This book consists of eight chapters, authored by distinguished researchers and practitioners, that highlight the state of the art and recent trends in addressing the project portfolio selection and scheduling problem (PPSSP) across a variety of domains, particularly defense, social programs, supply chains, and finance. Many organizations face the challenge of selecting and scheduling a subset of available projects subject to various resource and operational constraints. In the simplest scenario, the primary objective for an organization is to maximize the value added through funding and implementing a portfolio of projects, subject to the available budget. However, there are other major difficulties that are often associated with this problem such as qualitative project benefits, multiple conflicting objectives, complex project interdependencies, workforce and manufacturing constraints, and deep uncertainty regarding project costs, benefits, and completion times.

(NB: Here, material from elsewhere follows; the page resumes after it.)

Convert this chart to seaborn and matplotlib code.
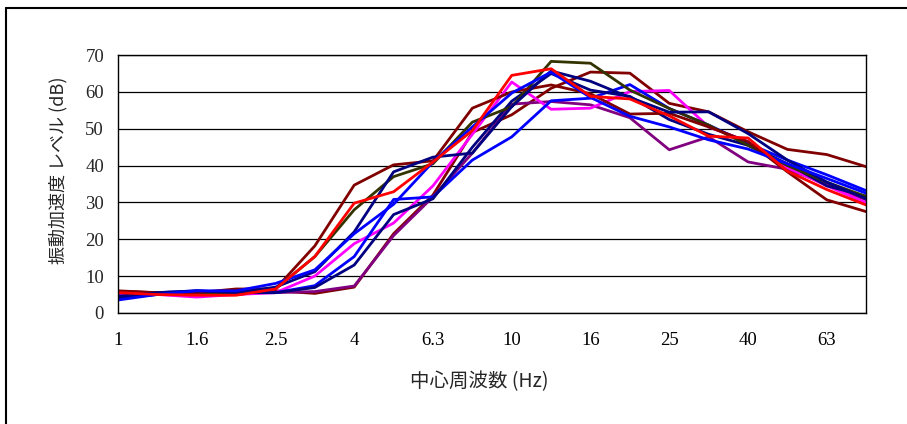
import pandas as pd
import matplotlib.pyplot as plt
import seaborn as sns
from matplotlib.lines import Line2D

# ===== data (1/3 octave band, dB) =====
freqs = ["1", "1.25", "1.6", "2", "2.5", "3.15", "4", "5", "6.3", "8",
         "10", "12.5", "16", "20", "25", "31.5", "40", "50", "63", "80"]
tick_labels = ["1", "1.6", "2.5", "4", "6.3", "10", "16", "25", "40", "63"]

maroon_a = [6.0, 5.5, 5.5, 6.5, 6.5, 18.2, 34.7, 40.2, 41.3, 55.6,
            60.0, 61.9, 59.5, 54.0, 54.2, 50.5, 46.5, 38.3, 30.7, 27.5]
maroon_b = [5.8, 5.5, 5.5, 5.0, 6.0, 5.3, 7.0, 21.5, 32.0, 49.0,
            53.8, 61.0, 65.4, 65.1, 56.9, 54.6, 49.2, 44.4, 43.0, 39.7]
red = [5.5, 5.0, 4.8, 4.8, 6.5, 15.3, 29.8, 32.9, 41.0, 49.5,
       64.5, 66.3, 58.8, 58.1, 53.5, 48.0, 47.5, 38.5, 33.5, 29.3]
navy_1 = [4.5, 5.5, 6.0, 5.5, 7.0, 11.2, 22.0, 38.3, 42.3, 43.4,
          56.0, 65.7, 62.9, 58.5, 54.5, 54.6, 48.7, 41.5, 35.5, 31.0]
navy_2 = [4.0, 5.0, 5.5, 5.5, 5.5, 6.9, 13.0, 26.7, 31.0, 45.0,
          57.5, 65.0, 60.5, 58.8, 52.5, 48.5, 45.5, 40.5, 34.5, 31.7]
blue_1 = [3.5, 5.0, 6.0, 6.0, 8.0, 11.7, 21.5, 29.5, 41.0, 50.5,
          59.7, 65.4, 58.5, 53.4, 50.5, 47.0, 44.5, 40.5, 36.5, 32.5]
blue_2 = [4.5, 5.5, 6.0, 5.5, 5.5, 7.4, 15.3, 30.8, 31.5, 41.5,
          47.8, 57.6, 58.3, 62.0, 55.5, 51.0, 46.0, 41.5, 37.5, 33.2]
magenta = [5.0, 5.0, 4.3, 5.0, 5.5, 10.0, 18.8, 24.4, 34.5, 48.5,
           62.7, 55.3, 55.6, 60.1, 60.4, 50.5, 46.5, 39.5, 34.5, 29.9]
purple = [5.8, 5.5, 5.5, 5.5, 5.5, 5.8, 7.3, 21.0, 31.5, 43.4,
          56.7, 57.4, 56.5, 53.0, 44.3, 47.8, 41.0, 39.0, 35.0, 30.7]
olive = [5.5, 5.5, 5.5, 5.5, 6.5, 15.3, 28.0, 37.0, 40.5, 51.8,
         56.0, 68.3, 67.8, 60.5, 55.5, 51.0, 45.5, 40.0, 35.5, 31.6]

series = {
    "maroon_b": maroon_b, "purple": purple, "magenta": magenta,
    "blue_2": blue_2, "navy_2": navy_2, "olive": olive, "maroon_a": maroon_a,
    "navy_1": navy_1, "blue_1": blue_1, "red": red,
}
palette = {
    "maroon_a": "#800000", "maroon_b": "#800000", "red": "#FF0000",
    "navy_1": "#000080", "navy_2": "#000080", "blue_1": "#0000FF",
    "blue_2": "#0000FF", "magenta": "#FF00FF", "purple": "#800080",
    "olive": "#333300",
}

rows = []
for name, vals in series.items():
    for i, v in enumerate(vals):
        rows.append({"band": i, "level": v, "run": name})
df = pd.DataFrame(rows)

# ===== plot =====
sns.set_style("white")
plt.rcParams["font.family"] = ["Noto Sans CJK JP", "DejaVu Sans"]

fig = plt.figure(figsize=(9.07, 4.24), dpi=100)
ax = fig.add_axes([0.130, 0.262, 0.825, 0.608])

sns.lineplot(data=df, x="band", y="level", hue="run", palette=palette,
             hue_order=list(series.keys()), linewidth=2.0, sort=False,
             legend=False, ax=ax)

ax.set_xlim(0, len(freqs) - 1)
ax.set_ylim(0, 70)
ax.set_yticks(range(0, 71, 10))
ax.set_xticks(range(0, len(freqs) - 1, 2))
ax.set_xticklabels(tick_labels, family="Liberation Serif", fontsize=13.5)
ax.set_yticklabels([str(v) for v in range(0, 71, 10)],
                   family="Liberation Serif", fontsize=13.5)
ax.yaxis.grid(True, color="black", linewidth=0.9)
ax.set_axisbelow(True)
ax.tick_params(axis="x", direction="in", length=5, width=0.8, pad=14,
               colors="black")
ax.tick_params(axis="y", length=0, pad=10)
for s in ax.spines.values():
    s.set_color("black")
    s.set_linewidth(1.0)

ax.set_xlabel("中心周波数 (Hz)", fontsize=14)
ax.xaxis.set_label_coords(0.483, -0.225)
ax.set_ylabel("振動加速度 レベル (dB)", fontsize=13)
ax.yaxis.set_label_coords(-0.067, 0.554)

# outer frame (top and left edges visible)
fig.add_artist(Line2D([6 / 907, 6 / 907], [0, 1 - 8 / 424],
                      transform=fig.transFigure, color="black", linewidth=1.5))
fig.add_artist(Line2D([6 / 907, 1], [1 - 8 / 424, 1 - 8 / 424],
                      transform=fig.transFigure, color="black", linewidth=1.5))

fig.savefig("out.png", dpi=100)
plt.close(fig)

It is well known that the PPSSP is an NP-hard problem and, thus, there is no known polynomial-time algorithm for this problem. Despite the complexity associated with solving the PPSSP, many traditional approaches to this problem make use of exact solvers. While exact solvers provide definitive optimal solutions, they quickly become prohibitively expensive in terms of computation time when the problem size is increased. In contrast, evolutionary and memetic computing afford the capability for autonomous heuristic approaches and expert knowledge to be combined and thereby provide an efficient means for high-quality approximation solutions to be attained. As such, these approaches can provide near real-time decision support information for portfolio design that can be used to augment and improve existing human-centric strategic decision-making processes.
This edited book provides the reader with a broad overview of the PPSSP, its associated challenges, and approaches to addressing the problem using evolutionary and memetic computing.